IA: I remember a great deal of pressure on the part of Chrysalis Records and there management being exerted on Gentle Giant at the time to attain a more commercial level of success. I suspect some return on investment was required by record company and management alike and I would guess that at least some of the band would have really liked to enjoy the tangible benefits accruing to such a move for having struggled for so many years to support themselves as musicians. Personally, I believe their finest song to have been "Turning Around" from the final part of their career embracing as it does, all the legacy of their musicianship and eclectic interests together with a direct and relatively simple approach.

P.S. I did actually call Derek Shulman with regard to a possible reformation of Gentle Giant with a view to playing a few concerts together with Tull. As I expected, he did not think that it would be possible but, as I equally expected he was very, very pleased to be asked. I am sure all the boys from Gentle Giant are most flattered of the longstanding interest and affection demonstrated by their numerous fans in many countries. I am happy for them.

Yours sincerely, Ian Anderson

AW: Well that's it for now Ian thank you for your thoughts and time and good luck on the Divinities tour. We all will look forward to hearing the new Tull CD which is being released this fall!

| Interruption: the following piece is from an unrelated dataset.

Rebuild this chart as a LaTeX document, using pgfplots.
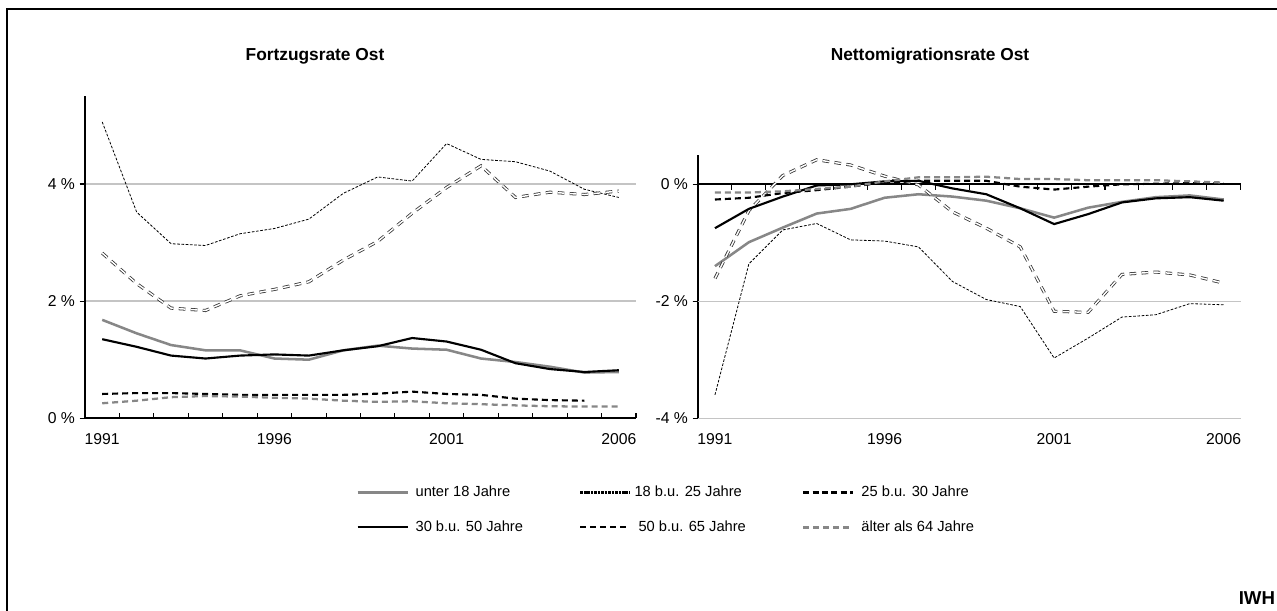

This interview that I conducted with Ian was done in a rather strange way. I first typed up the questionnaire and brought it to the Divinities show thinking I may not be allowed a person to person interview as I was afforded in 1991. This was the case and upon entering the backstage area and meeting briefly with Kenny Wiley I was assured that Ian would receive the script. I enclosed the questions in a self addressed envelope and awaited it's return not knowing if there would be a response or not. There was today! I also would like to thank Glen and Laura Gamarat, Ralph Thompson, Kenny Wiley, Lou Maurice and especially Ian's assistant Heather Bunting.

Thank you very much Ian for taking the time.